После войны он продолжает вести семинар в Литинституте. Достаточно сказать, что среди его студентов были С. Наровчатов, Д. Самойлов, А. Яшин, Р. Гамзатов.
Последние годы жизни он жил на даче под Москвой, студенты приезжали к нему туда. На войне он сильно простудился, его прекрасный голос сорвался. Как он сам говорил: «Грудные резонаторы заглохли. «Тигра» читать больше нечем». Тигр был одним из его излюбленных образов, а чтецом своих вещей он был великолепным.
К сожалению, поэтические резонаторы в послевоенные годы у него тоже несколько заглохли.

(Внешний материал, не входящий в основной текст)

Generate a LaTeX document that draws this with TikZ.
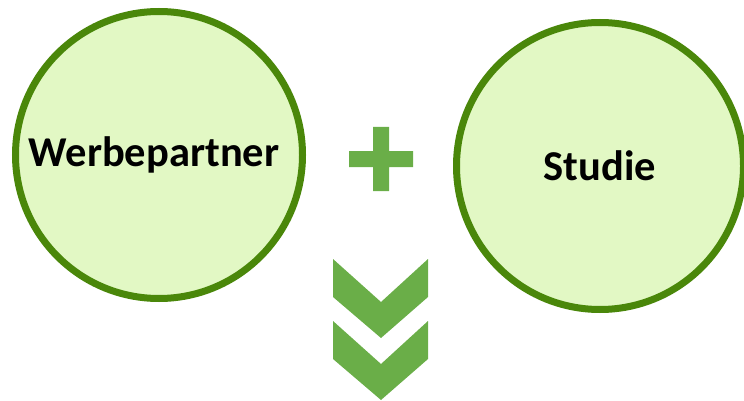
\documentclass[tikz,border=0pt]{standalone}
\usepackage{fontspec}
\setmainfont{Carlito}
\usepackage{tikz}
\usetikzlibrary{shapes, calc, positioning}

\definecolor{kreisrand}{RGB}{74,135,10}
\definecolor{kreisfuell}{RGB}{226,248,196}
\definecolor{pfeilgruen}{RGB}{106,174,72}

\begin{document}
\begin{tikzpicture}[x=1pt, y=-1pt]
	\tikzstyle{kreis} = [draw=kreisrand, fill=kreisfuell, line width=7pt, circle, minimum size=287pt, inner sep=0pt, font=\fontsize{42.5}{50}\selectfont\bfseries]
	\tikzstyle{zeichen} = [fill=pfeilgruen]

	\useasboundingbox (0,0) rectangle (744,401);

	\node[kreis] (partner) at (159,155) {Werbepartner\hspace*{10pt}};
	\node[kreis] (studie) at (600,166) {Studie};

	% plus
	\fill[zeichen] (373,127) -- (389,127) -- (389,151) -- (413,151) -- (413,167) -- (389,167)
		-- (389,191) -- (373,191) -- (373,167) -- (349,167) -- (349,151) -- (373,151) -- cycle;

	% chevrons
	\foreach \dy in {0,62}
		\fill[zeichen, yshift=-\dy pt] (333,259) -- (381,302) -- (428,259) -- (428,297)
			-- (381,338) -- (333,297) -- cycle;
\end{tikzpicture}
\end{document}
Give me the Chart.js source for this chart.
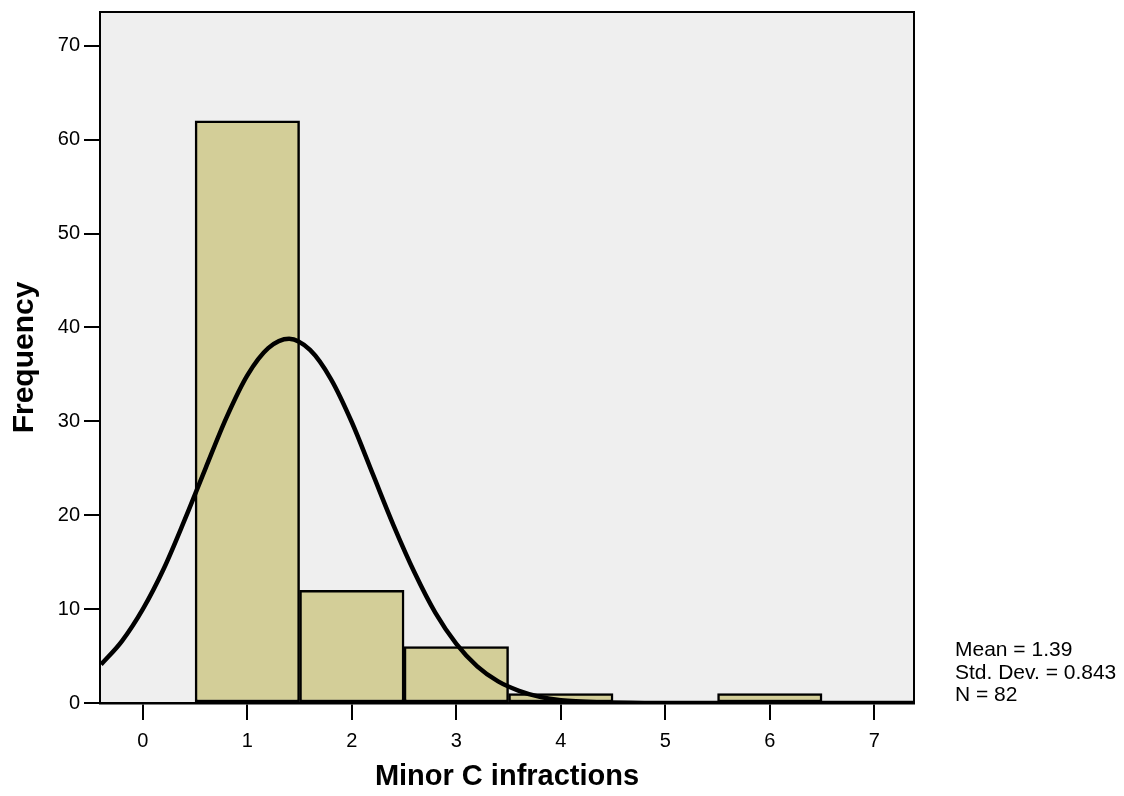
<!DOCTYPE html>
<html>
<head>
<meta charset="utf-8">
<script src="https://cdn.jsdelivr.net/npm/chart.js@4"></script>
<style>
  html, body { margin: 0; padding: 0; background: #ffffff; }
  #wrap { width: 1124px; height: 796px; }
</style>
</head>
<body>
<div id="wrap"><canvas id="histChart" width="1124" height="796"></canvas></div>
<script>
// histogram bins (centre of each bin) and counts
const bins = [1, 2, 3, 4, 5, 6, 7];
const counts = [62, 12, 6, 1, 0, 1, 0];

// normal curve
const curveX = [-0.4, -0.2, 0, 0.2, 0.4, 0.6, 0.8, 1.0, 1.2, 1.4, 1.6, 1.8, 2.0, 2.2, 2.4, 2.6, 2.8, 3.0, 3.2, 3.4, 3.6, 3.8, 4.0, 4.4, 4.8, 5.5, 7.4];
const curveY = [4.1, 6.6, 10.0, 14.3, 19.5, 25.0, 30.4, 34.9, 37.8, 38.8, 37.6, 34.5, 29.9, 24.4, 18.9, 13.9, 9.6, 6.3, 3.9, 2.3, 1.3, 0.65, 0.3, 0.07, 0.01, 0, 0];

const xTicks = [0, 1, 2, 3, 4, 5, 6, 7];
const yTicks = [0, 10, 20, 30, 40, 50, 60, 70];
const stats = ["Mean = 1.39", "Std. Dev. = 0.843", "N = 82"];

const FONT = "'Liberation Sans', Arial, sans-serif";

const plotFrame = {
    id: "plotFrame",
    beforeDraw(chart) {
        const { ctx, chartArea: a } = chart;
        ctx.save();
        ctx.fillStyle = "#efefef";
        ctx.fillRect(a.left, a.top, a.right - a.left, a.bottom - a.top);
        ctx.restore();
    },
    afterDraw(chart) {
        const { ctx, chartArea: a } = chart;
        ctx.save();
        ctx.strokeStyle = "#000";
        ctx.lineWidth = 2;
        ctx.strokeRect(a.left, a.top, a.right - a.left, a.bottom - a.top);
        ctx.fillStyle = "#000";
        ctx.font = "21px " + FONT;
        ctx.textBaseline = "alphabetic";
        ctx.textAlign = "left";
        stats.forEach((s, i) => ctx.fillText(s, 955, 656 + i * 22.5));
        ctx.restore();
    }
};

const ctx = document.getElementById("histChart").getContext("2d");

new Chart(ctx, {
    type: "bar",
    data: {
        datasets: [
            {
                type: "line",
                data: curveX.map((x, i) => ({ x: x, y: curveY[i] })),
                borderColor: "#000",
                borderWidth: 4.5,
                pointRadius: 0,
                cubicInterpolationMode: "monotone",
                fill: false,
                order: 0
            },
            {
                type: "bar",
                data: bins.map((b, i) => ({ x: b, y: counts[i] })),
                backgroundColor: "#d3ce98",
                borderColor: "#000",
                borderWidth: 2.5,
                borderSkipped: false,
                barPercentage: 1,
                categoryPercentage: 1,
                order: 1
            }
        ]
    },
    options: {
        responsive: false,
        animation: false,
        layout: { padding: { top: 12, right: 210, left: 0, bottom: 0 } },
        plugins: { legend: { display: false }, tooltip: { enabled: false } },
        scales: {
            x: {
                type: "linear",
                min: -0.41,
                max: 7.38,
                offset: false,
                afterFit(scale) { scale.height = 93; scale.paddingLeft = 0; scale.paddingRight = 0; },
                afterBuildTicks(scale) { scale.ticks = xTicks.map(v => ({ value: v })); },
                ticks: { color: "#000", font: { family: FONT, size: 20 }, padding: 9, includeBounds: false },
                grid: { offset: false, drawOnChartArea: false, color: "#000", lineWidth: 2, tickLength: 17 },
                border: { color: "#000", width: 2.5 },
                title: { display: true, text: "Minor C infractions", color: "#000", font: { family: FONT, size: 29, weight: "bold" }, padding: { top: 0, bottom: 2 } }
            },
            y: {
                min: 0,
                max: 73.6,
                afterFit(scale) { scale.width = 100; scale.paddingTop = 0; scale.paddingBottom = 0; },
                afterBuildTicks(scale) { scale.ticks = yTicks.map(v => ({ value: v })); },
                ticks: { color: "#000", font: { family: FONT, size: 20 }, padding: 4 },
                grid: { drawOnChartArea: false, color: "#000", lineWidth: 2, tickLength: 16 },
                border: { color: "#000", width: 2 },
                title: { display: true, text: "Frequency", color: "#000", font: { family: FONT, size: 30, weight: "bold" }, padding: { top: 7, bottom: 0 } }
            }
        }
    },
    plugins: [plotFrame]
});
</script>
</body>
</html>
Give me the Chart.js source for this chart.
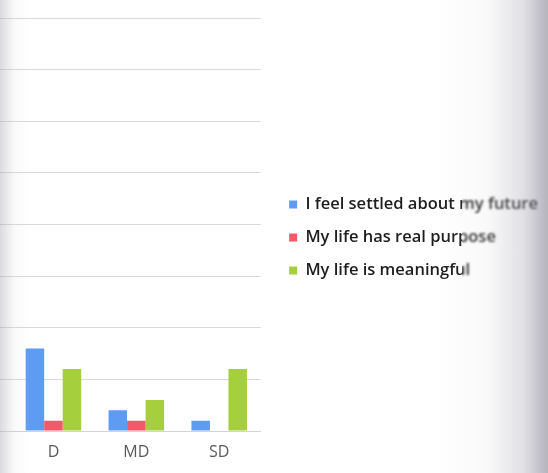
<!DOCTYPE html>
<html>
<head>
<meta charset="utf-8">
<script src="https://cdn.jsdelivr.net/npm/chart.js@4"></script>
<style>
  html, body { margin: 0; padding: 0; background: #ffffff; }
  #wrap { position: relative; width: 548px; height: 473px; }
  canvas { display: block; }
  /* softened, out-of-focus strip at the right edge of the sheet */
  #soft { position: absolute; top: 0; bottom: 0; left: 462px; right: 0; pointer-events: none;
    backdrop-filter: blur(1.3px); -webkit-backdrop-filter: blur(1.3px); }
  /* paper shading along the edges of the sheet */
  #shade { position: absolute; inset: 0; pointer-events: none;
    background:
      linear-gradient(to right, rgba(150,150,160,0.35) 0px, rgba(200,200,205,0.10) 14px, rgba(255,255,255,0) 30px),
      linear-gradient(to left, rgba(120,118,135,0.55) 0px, rgba(170,168,180,0.35) 25px, rgba(215,215,222,0.15) 60px, rgba(255,255,255,0) 110px);
  }
</style>
</head>
<body>
<div id="wrap">
  <canvas id="c" width="548" height="473"></canvas>
  <div id="soft"></div>
  <div id="shade"></div>
</div>
<script>
const categories = ['D', 'MD', 'SD'];
const seriesNames = ['I feel settled about my future', 'My life has real purpose', 'My life is meaningful'];
const settledFuture = [8, 2, 1];
const realPurpose = [1, 1, 0];
const meaningful = [6, 3, 6];
const seriesColors = ['#5e9cf4', '#f2596b', '#a6cf3e'];

new Chart(document.getElementById('c'), {
  type: 'bar',
  data: {
    labels: categories,
    datasets: [settledFuture, realPurpose, meaningful].map((values, i) => ({
      label: seriesNames[i],
      data: values,
      backgroundColor: seriesColors[i],
      borderWidth: 0,
      categoryPercentage: 0.67,
      barPercentage: 1.0
    }))
  },
  options: {
    responsive: false,
    animation: false,
    layout: { padding: { top: 18, bottom: 16, left: 0, right: 0 } },
    scales: {
      x: {
        grid: { display: false, drawTicks: false },
        border: { display: true, color: '#d4d4d4' },
        ticks: { color: '#5a5a5a', padding: 12, font: { family: 'Open Sans', size: 16 } },
        afterFit: (scale) => { scale.height = 26; }
      },
      y: {
        min: 0,
        max: 40,
        ticks: { display: false, stepSize: 5 },
        grid: { color: '#dadada', lineWidth: 1, drawTicks: true, tickLength: 12, tickColor: '#dadada' },
        border: { display: false }
      },
      gap: {
        position: 'right',
        display: true,
        min: 0,
        max: 40,
        ticks: { display: false },
        grid: { display: false, drawTicks: false },
        border: { display: false },
        afterFit: (scale) => { scale.width = 12; }
      }
    },
    plugins: {
      legend: {
        position: 'right',
        align: 'center',
        maxWidth: 400,
        labels: {
          boxWidth: 8,
          boxHeight: 8,
          padding: 16.5,
          color: '#1e1e1e',
          font: { family: 'Open Sans', size: 16.5, weight: '600' }
        }
      },
      tooltip: { enabled: false }
    }
  }
});
</script>
</body>
</html>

Он умер 22 марта 1968 года, не дожив до 69 лет.
Павел Григорьевич Антокольский, очень любивший поэта, сказал о нем проникновенные слова: «Правда ли, что Сельвинский не дожил до чего бы то ни было, о чем он мечтал рядом со своими близкими. Так ли тверда наша уверенность в уничтожении живой души?
Мне много лет. Жизнь моя переполнена утратами самых близких и драгоценных. Положа руку на сердце, я признаюсь, что не уверен в окончательности смерти. Правда, я не уверен и в обратном – в бессмертии...
Стоя на старости у порога этой загадки, я осмеливаюсь прокричать беспредельно мне дорогому товарищу, другу и брату: "Не тревожься, милый. Твой труд продолжается. Твое одушевление дышит. Твои книги живут. Конца их бессмертию не предвидится"».
На могильной плите (Новодевичье кладбище) выбита его строка: «Народ! Возьми хоть строчку на память!»
Возьмет, Илья Львович! Непременно.


Литература
1. Асеев Н. Письмо в редакцию // Комсомольская правда, 1930, № 289.
2. Ильф И. Записные книжки. М.: Сов. писатель, 1957.
3. О Сельвинском. Воспоминания. М.: Сов. писатель, 1982.
4. Резник О. Жизнь в поэзии (творчество И. Сельвинского). М.: Сов. писатель, 1981.
5. Сельвинский Илья. Избранные произведения. Л.: Сов. писатель. Библиотека поэта, большая серия, 1972.
6. Сельвинский Илья. Лирика. М.: Худож. литература, 1934.
7. Сельвинский Илья. Избранные стихи. М.: Биб-ка «Огонек», 1930.
8. Сельвинский Илья. Я буду говорить о стихах: статьи, воспоминания, «Студия стиха». М.: Сов. писатель, 1982.